An Update
Right now, I feel awesome. Sure, I have my bad days like everybody else, but I’m determined not to let a bad day make me feel like I have a bad life.
I mean it when I say that without God, my happiness would not be possible, and surely insecurity would be inevitable had He not found me. My joy and love for Him is overwhelming. His love for me is the greatest thing I have ever experienced. I dread the times when I struggle with faith and doubt, it’s honestly just so hard in such an anti-Christian world, but I know that a revival succeeds each struggle, and I come back much stronger than before. I wish that I could let everyone know about God and how wonderful He is. I want them to know that if you just accept Him into your life, your worries will be taken care of, you will rejoice over a new found love, you will never be alone. But it’s hard. I unfortunately get shy about talking about God, and when I do I feel as though what I say to people goes through one ear and out the other, or that they think I’m just doing it for attention. But that’s not the case, I want everyone to know and feel his love. I want to help everyone, and the best way that I know how is to introduce them to God.
This year has been one of my best years in high school so far. I’ve rekindled and strengthened my love for God and dance, and I’ve been able to generally get good grades this year. I’ve formed close relationships with some good people, and I’ve become very comfortable and happy with who I am. My dreams and aspirations are real and alive. They burn inside me waiting for the day when they can make their big debut to the world. I live on hope and on faith. I’m essentially “Livin’ On A Prayer.” Again, I owe it all to the one who created me. It’s time for me to stop letting myself be afraid to express my faith. I will no longer care if you think it’s stupid, silly, annoying, etc. I am who I am in the Lord’s eyes. I refuse to let anybody stop me. I will fight forever defending my God.

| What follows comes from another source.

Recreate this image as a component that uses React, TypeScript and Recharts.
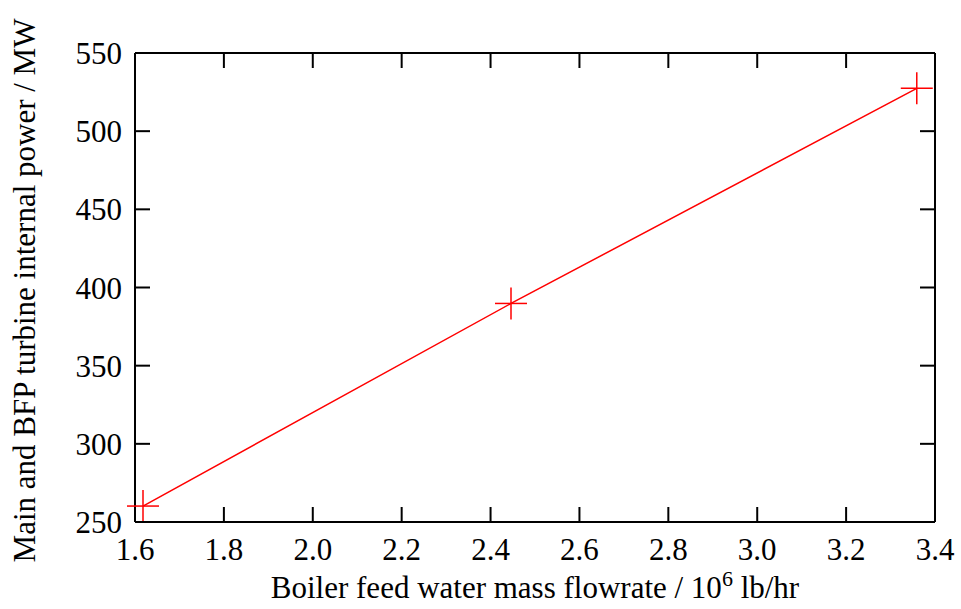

I’ve learned a lot about myself this year. I’ve grown and matured, and I’ve realized that my time in high school is almost up, and I truly need to start preparing for the future. I want to get involved. I want to start being a regular at youth group, I want to volunteer, I want to dance ALL THE TIME so that I can improve and become the dancer that I hope to be, and I want to get my permit/license. The problem is, I can’t tell if I focus on myself too much. You see, in times past, I’ve cared way too much about the people around me, and to this day I still do, but I don’t believe it to be healthy. Of course, we should love one another and help each other, but I’ve realized that when I care about others too much, I ultimately end up jeopardizing my own happiness. So, I’ve tried to stop. But now I feel selfish, I need to learn the fine balance in between. But it’s in my nature to want to be a good friend and help everybody, but at the same time, I really need to focus on myself because these people won’t be around forever…
Speaking of caring for others, I’ve also realized that I am under appreciated and often taken for granted. People think it’s okay to just come and go in my life as they please. Too many people in fact… I’ve now learned that I can’t control whether or not people want me in their lives. I can’t continue to be hurt every time someone drops me or disappoints me. It’s not good for me to be so affected by this. It hurts my current friendships because I am always scared that they are going to leave me or that I am always doing something wrong. Its not fair to me, and it’s not fair to my current friends. I always try my hardest to be a good friend, and honestly if you can’t accept that then so be it, but I will no longer fret over it.
To conclude this long rant, I will say that I am extremely pleased with life and look at it from a new perspective. I thank God for finding me when I was lost, and bringing hope to the hopeless.